Dataset excerpt:
---------------
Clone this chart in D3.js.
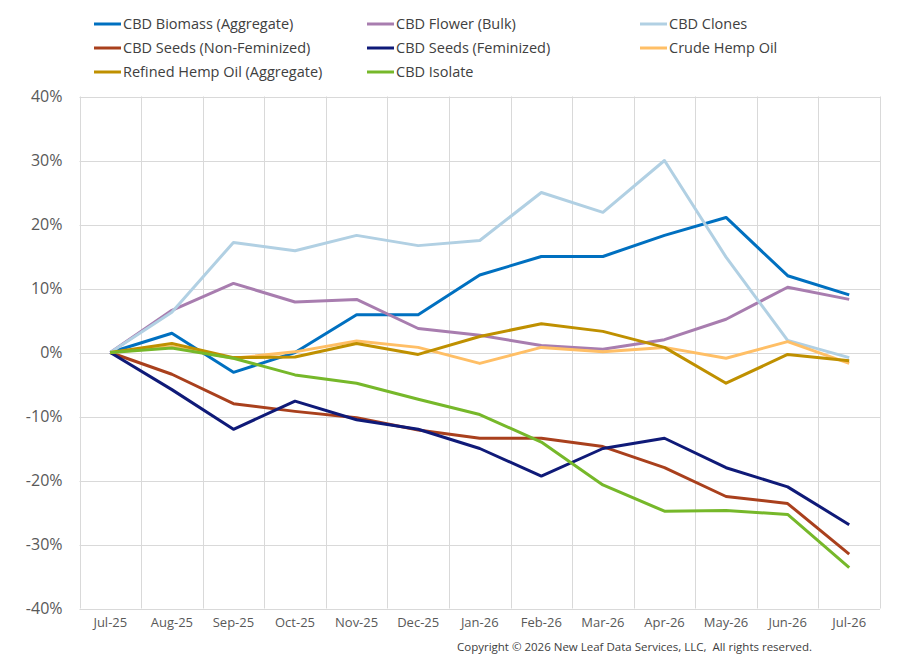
<!DOCTYPE html>
<html>
<head>
<meta charset="utf-8">
<script src="https://cdn.jsdelivr.net/npm/d3@7"></script>
<style>
  body { margin: 0; background: #fff; }
  svg { display: block; font-family: "Open Sans", sans-serif; }
</style>
</head>
<body>
<div id="chart"></div>
<script>
// months on the x axis
var months = ["Jul-25", "Aug-25", "Sep-25", "Oct-25", "Nov-25", "Dec-25", "Jan-26",
              "Feb-26", "Mar-26", "Apr-26", "May-26", "Jun-26", "Jul-26"];
var yTicks = [-40, -30, -20, -10, 0, 10, 20, 30, 40];

// % change since Jul-25
var biomass    = [0, 3.0, -3.1, 0.0, 5.9, 5.9, 12.1, 15.0, 15.0, 18.3, 21.1, 12.0, 9.0];
var flower     = [0, 6.6, 10.8, 7.9, 8.3, 3.75, 2.7, 1.1, 0.5, 2.0, 5.2, 10.2, 8.3];
var clones     = [0, 6.3, 17.2, 15.9, 18.3, 16.7, 17.5, 25.0, 21.9, 30.0, 14.9, 1.9, -0.8];
var seedsNonFem = [0, -3.4, -8.0, -9.2, -10.2, -12.1, -13.4, -13.4, -14.7, -18.0, -22.5, -23.6, -31.5];
var seedsFem   = [0, -5.8, -12.0, -7.6, -10.5, -12.0, -15.0, -19.3, -15.0, -13.4, -18.0, -21.0, -26.9];
var crudeOil   = [0, 0.9, -0.9, 0.1, 1.8, 0.8, -1.7, 0.8, 0.1, 0.8, -0.9, 1.7, -1.7];
var refinedOil = [0, 1.4, -0.8, -0.7, 1.4, -0.3, 2.5, 4.5, 3.3, 0.8, -4.8, -0.3, -1.3];
var isolate    = [0, 0.7, -0.9, -3.5, -4.8, -7.3, -9.7, -14.0, -20.7, -24.8, -24.7, -25.3, -33.6];

var seriesNames = ["CBD Biomass (Aggregate)", "CBD Flower (Bulk)", "CBD Clones",
                   "CBD Seeds (Non-Feminized)", "CBD Seeds (Feminized)", "Crude Hemp Oil",
                   "Refined Hemp Oil (Aggregate)", "CBD Isolate"];
var seriesValues = [biomass, flower, clones, seedsNonFem, seedsFem, crudeOil, refinedOil, isolate];
var seriesColors = ["#0070C0", "#A87DAF", "#B1D0E3", "#A9401D", "#0F1A78", "#FFBF66", "#BF9000", "#76B82A"];

var W = 910, H = 661;
var plot = {left: 79.5, right: 880, top: 96.5, bottom: 608.5};

var svg = d3.select("#chart").append("svg")
    .attr("width", W)
    .attr("height", H);

var x = d3.scaleBand().domain(months).range([plot.left, plot.right]).padding(0);
var y = d3.scaleLinear().domain([-40, 40]).range([plot.bottom, plot.top]);
var xc = function(m) { return x(m) + x.bandwidth() / 2; };

// horizontal gridlines
svg.append("g")
    .selectAll("line")
    .data(yTicks)
    .join("line")
    .attr("x1", plot.left).attr("x2", plot.right)
    .attr("y1", function(d) { return Math.round(y(d)) + 0.5; })
    .attr("y2", function(d) { return Math.round(y(d)) + 0.5; })
    .attr("stroke", "#D9D9D9")
    .attr("stroke-width", 1);

// vertical gridlines on category boundaries (and the frame)
var bounds = months.map(function(m) { return x(m); }).concat([plot.right]);
svg.append("g")
    .selectAll("line")
    .data(bounds)
    .join("line")
    .attr("x1", function(d) { return Math.round(d) + 0.5; })
    .attr("x2", function(d) { return Math.round(d) + 0.5; })
    .attr("y1", plot.top).attr("y2", plot.bottom)
    .attr("stroke", "#D9D9D9")
    .attr("stroke-width", 1);

// y axis labels
var yAxis = svg.append("g")
    .attr("transform", "translate(" + plot.left + ",0)")
    .call(d3.axisLeft(y).tickValues(yTicks).tickSize(0).tickPadding(17)
        .tickFormat(function(d) { return d + "%"; }));
yAxis.select(".domain").remove();
yAxis.selectAll("text")
    .attr("fill", "#595959")
    .style("font-size", "16px")
    .style("font-family", "'Open Sans', sans-serif");

// x axis labels
var xAxis = svg.append("g")
    .attr("transform", "translate(0," + plot.bottom + ")")
    .call(d3.axisBottom(x).tickSize(0).tickPadding(9));
xAxis.select(".domain").remove();
xAxis.selectAll("text")
    .attr("fill", "#595959")
    .style("font-size", "13px")
    .style("font-family", "'Open Sans', sans-serif");

// lines
var line = d3.line()
    .x(function(d, i) { return xc(months[i]); })
    .y(function(d) { return y(d); });

svg.append("g")
    .selectAll("path")
    .data(seriesValues)
    .join("path")
    .attr("fill", "none")
    .attr("stroke", function(d, i) { return seriesColors[i]; })
    .attr("stroke-width", 3)
    .attr("stroke-linejoin", "round")
    .attr("d", line);

// legend
var legCols = [94, 367, 640];
var legRows = [24, 48, 72];
var leg = svg.append("g")
    .selectAll("g")
    .data(seriesNames)
    .join("g")
    .attr("transform", function(d, i) {
        return "translate(" + legCols[i % 3] + "," + legRows[Math.floor(i / 3)] + ")";
    });
leg.append("line")
    .attr("x1", 0).attr("x2", 27)
    .attr("stroke", function(d, i) { return seriesColors[i]; })
    .attr("stroke-width", 3);
leg.append("text")
    .attr("x", 29)
    .attr("dy", "0.35em")
    .attr("fill", "#404040")
    .style("font-size", "14.5px")
    .text(function(d) { return d; });

// copyright
svg.append("text")
    .attr("x", 812)
    .attr("y", 651)
    .attr("text-anchor", "end")
    .attr("fill", "#404040")
    .style("font-size", "11.5px")
    .style("white-space", "pre")
    .text("Copyright \u00A9 2026 New Leaf Data Services, LLC,  All rights reserved.");
</script>
</body>
</html>
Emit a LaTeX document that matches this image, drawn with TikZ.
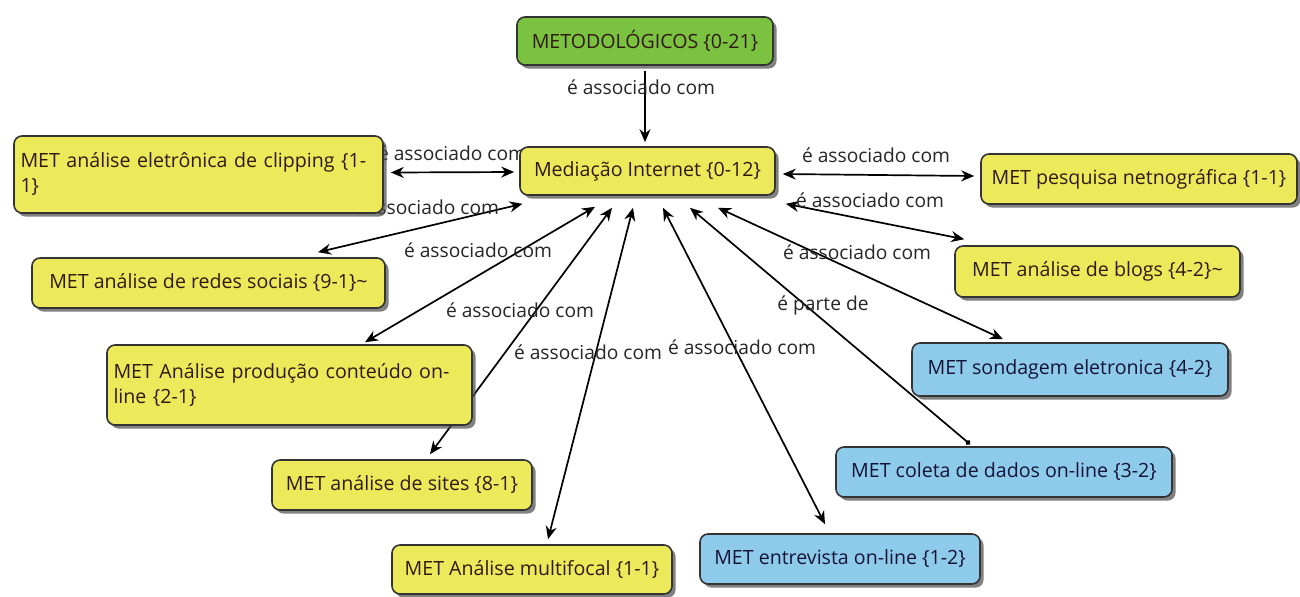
\documentclass[tikz,border=0pt]{standalone}
\usepackage{fontspec}
\setmainfont{Open Sans}
\usetikzlibrary{arrows.meta,shadows}
\pgfdeclarelayer{front}
\pgfsetlayers{main,front}
\definecolor{ylw}{RGB}{236,234,90}
\definecolor{grn}{RGB}{122,194,64}
\definecolor{blu}{RGB}{142,202,234}
\definecolor{txty}{RGB}{50,25,15}
\definecolor{txtb}{RGB}{20,20,55}
\tikzset{
 box/.style={draw=black!80, line width=0.8pt, rounded corners=4pt, inner sep=0pt,
   font=\fontsize{9.8}{12.5}\selectfont, text=txty,
   drop shadow={shadow xshift=1.8pt, shadow yshift=-1.8pt, fill=black!70, opacity=0.7}},
 ybox/.style={box, fill=ylw},
 gbox/.style={box, fill=grn},
 bbox/.style={box, fill=blu, text=txtb},
 lab/.style={font=\fontsize{9.6}{11}\selectfont, text=black!85, inner sep=0pt},
 arr/.style={line width=0.85pt, -{Stealth[length=6.5pt,width=5.5pt]}},
 biarr/.style={line width=0.85pt, {Stealth[length=6.5pt,width=5.5pt]}-{Stealth[length=6.5pt,width=5.5pt]}},
 dotarr/.style={line width=0.85pt, {Circle[length=2.6pt]}-{Stealth[length=6.5pt,width=5.5pt]}},
}
\begin{document}
\begin{tikzpicture}[x=0.5pt,y=-0.5pt]
\useasboundingbox (0,0) rectangle (1300,596);
\fill[white] (0,0) rectangle (1300,596);

\begin{pgfonlayer}{front}
\node[gbox, minimum width=128pt, minimum height=24pt] (metod) at (645,41) {METODOLÓGICOS \{0-21\}};
\node[ybox, minimum width=127.5pt, minimum height=24pt] (med) at (647.5,171) {Mediação Internet \{0-12\}};
\node[ybox, minimum width=184.5pt, minimum height=38.5pt, text width=178pt, align=left] (clip) at (198.5,174.5) {MET análise eletrônica de clipping \{1-\\1\}};
\node[ybox, minimum width=158pt, minimum height=25pt] (netno) at (1139,179) {MET pesquisa netnográfica \{1-1\}};
\node[ybox, minimum width=176.5pt, minimum height=25pt] (redes) at (208.5,283) {MET análise de redes sociais \{9-1\}\textasciitilde};
\node[ybox, minimum width=142.5pt, minimum height=25.5pt] (blogs) at (1097.5,271.5) {MET análise de blogs \{4-2\}\textasciitilde};
\node[ybox, minimum width=182.5pt, minimum height=40pt, text width=176pt, align=left] (prod) at (289.5,385) {MET Análise produção conteúdo on-\\line \{2-1\}};
\node[bbox, minimum width=158pt, minimum height=26.5pt] (sond) at (1070,369.5) {MET sondagem eletronica \{4-2\}};
\node[ybox, minimum width=130pt, minimum height=25pt] (sites) at (402,485) {MET análise de sites \{8-1\}};
\node[bbox, minimum width=168pt, minimum height=25pt] (coleta) at (1004,472) {MET coleta de dados on-line \{3-2\}};
\node[ybox, minimum width=140pt, minimum height=24.5pt] (multi) at (532,569.5) {MET Análise multifocal \{1-1\}};
\node[bbox, minimum width=140pt, minimum height=25pt] (entrev) at (840,559) {MET entrevista on-line \{1-2\}};
\end{pgfonlayer}

% ---- connectors ----
\draw[arr] ([shift={(0,5)}]metod.south) -- ([shift={(-2.5,-4)}]med.north);
\draw[biarr] ([shift={(7,-2)}]clip.east) -- ([shift={(-5,1)}]med.west);
\draw[biarr] ([shift={(109.5,-5)}]redes.north) -- ([shift={(-125,8)}]med.south);
\draw[biarr] ([shift={(75.5,-2)}]prod.north) -- ([shift={(-52.5,11)}]med.south);
\draw[biarr] ([shift={(28,-5)}]sites.north) -- ([shift={(-35.5,12)}]med.south);
\draw[biarr] ([shift={(16,-5)}]multi.north) -- ([shift={(-14.5,12)}]med.south);
\draw[biarr] ([shift={(-15,-9)}]entrev.north) -- ([shift={(15.5,12)}]med.south);
\draw[dotarr] ([shift={(-34,-2)}]coleta.north) -- ([shift={(42.5,12)}]med.south);
\draw[biarr] ([shift={(-67,-3)}]sond.north) -- ([shift={(70.5,12)}]med.south);
\draw[biarr] ([shift={(10,-6)}]blogs.north west) -- ([shift={(10,8)}]med.south east);
\draw[biarr] ([shift={(-6,-3)}]netno.west) -- ([shift={(7,3)}]med.east);

% ---- labels ----
\node[lab] (l1) at (641,87) {é associado com};
\node[lab] (l2) at (452,153) {é associado com};
\node[lab] (l3) at (425,207) {é associado com};
\node[lab] (l4) at (478,250) {é associado com};
\node[lab] (l5) at (520,310) {é associado com};
\node[lab] (l6) at (588,352) {é associado com};
\node[lab] (l7) at (742,347) {é associado com};
\node[lab] (l8) at (823,305) {é parte de};
\node[lab] (l9) at (857,252) {é associado com};
\node[lab] (l10) at (870,200) {é associado com};
\node[lab] (l11) at (876,155) {é associado com};
\end{tikzpicture}
\end{document}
---------------
● WHAT YOU HAVE TO DO
Leave out the pictures. Transcribe only the lines above, from the first through the one that contains "20, 30, 40];".

● CORRECT OUTPUT
Clone this chart in D3.js.
<!DOCTYPE html>
<html>
<head>
<meta charset="utf-8">
<script src="https://cdn.jsdelivr.net/npm/d3@7"></script>
<style>
  body { margin: 0; background: #fff; }
  svg { display: block; font-family: "Open Sans", sans-serif; }
</style>
</head>
<body>
<div id="chart"></div>
<script>
// months on the x axis
var months = ["Jul-25", "Aug-25", "Sep-25", "Oct-25", "Nov-25", "Dec-25", "Jan-26",
              "Feb-26", "Mar-26", "Apr-26", "May-26", "Jun-26", "Jul-26"];
var yTicks = [-40, -30, -20, -10, 0, 10, 20, 30, 40];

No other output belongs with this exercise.